Un trop grand spectacle

Le Wild West Show de Gabriel Dumont

© Jonathan Lorange

Alors que le Canada tente péniblement de se réconcilier avec les ombres de son passé et cherche à construire une identité à la fois multiple et solidaire, le théâtre se veut vecteur d’histoire. Pour raconter la rébellion des métis dans le Canada fraîchement colonisé de 1885, Jean Marc Dalpé, Alexis Martin et Yvette Nolan se sont entourés d’auteurs et comédiens issus des différents peuples impliqués.

Sur scène on parle le français, l’anglais mais aussi le mitchif, le cri et l’algonquin pour conter les aventures de Gabriel Dumont, commandant métis ayant rejoint Louis Riel, figure de la résistance du peuple métis et fondateur de la province du Manitoba, qui finira pendu sur ordre du Premier ministre John A. McDonald.

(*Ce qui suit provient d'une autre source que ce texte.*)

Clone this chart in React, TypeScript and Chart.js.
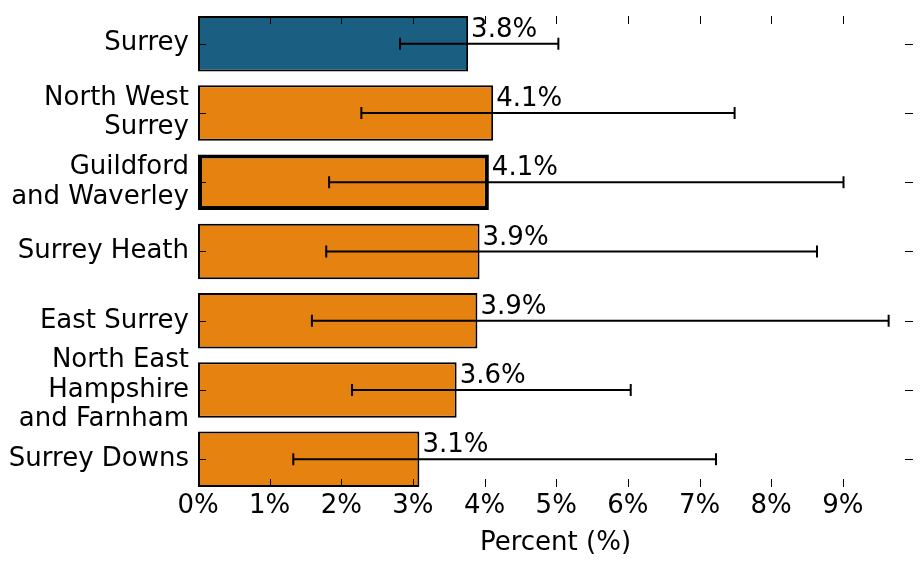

Gabriel Dumont s’exilera ensuite aux États-Unis et rejoindra la troupe de Buffalo Bill. Le« Wild West Show » de Gabriel Dumonta pour ambition de faire renaître ce pan essentiel de la construction du pays sous la forme d’un spectacle de grand divertissement à la portée de tous les publics. L’intention est louable, mais le résultat donne plus l’impression d’un bon gros délire entre potes que d’un monument hommage et didactique.

C’est un grand déballage d’artifices que nous propose Mani Soleymanlou, qui nous avait habitués à plus subtil dans ses précédentes mises en scène chorales. Musique live, éclairages de fête, costumes et accessoires sont les stars de ce show tentaculaire aux allures de cirque où les chapitres historiques s’enchaînent à toute vitesse, laissant le spectateur sur le bord de la route, incapable de suivre une narration hystérique et digressive au possible. Les comédiens prennent en charge les différents personnages et figurants qui croiseront la route de Gabriel Dumont avec un talent, il faut le dire, très inégal. L’un après l’autre, ils profitent de leur moment de gloire à l’occasion de tours de magie, de numéros chantés et dansés. Le « show » à l’américaine est assumé, mais les cheap tricksne peuvent camoufler bien longtemps la faiblesse dramaturgique de cette création. Les gesticulations et manipulations sont autant de fioritures qui nous tiennent éloignés du propos, et le comique de répétition aura finalement raison de nous. Les trouvailles sont essorées jusqu’à la dernière goutte et noyées sous une foule d’idées peu nécessaires. Le tout manque certainement d’un peu de respiration et de simplicité pour qu’on y comprenne quelque chose. C’est dommage.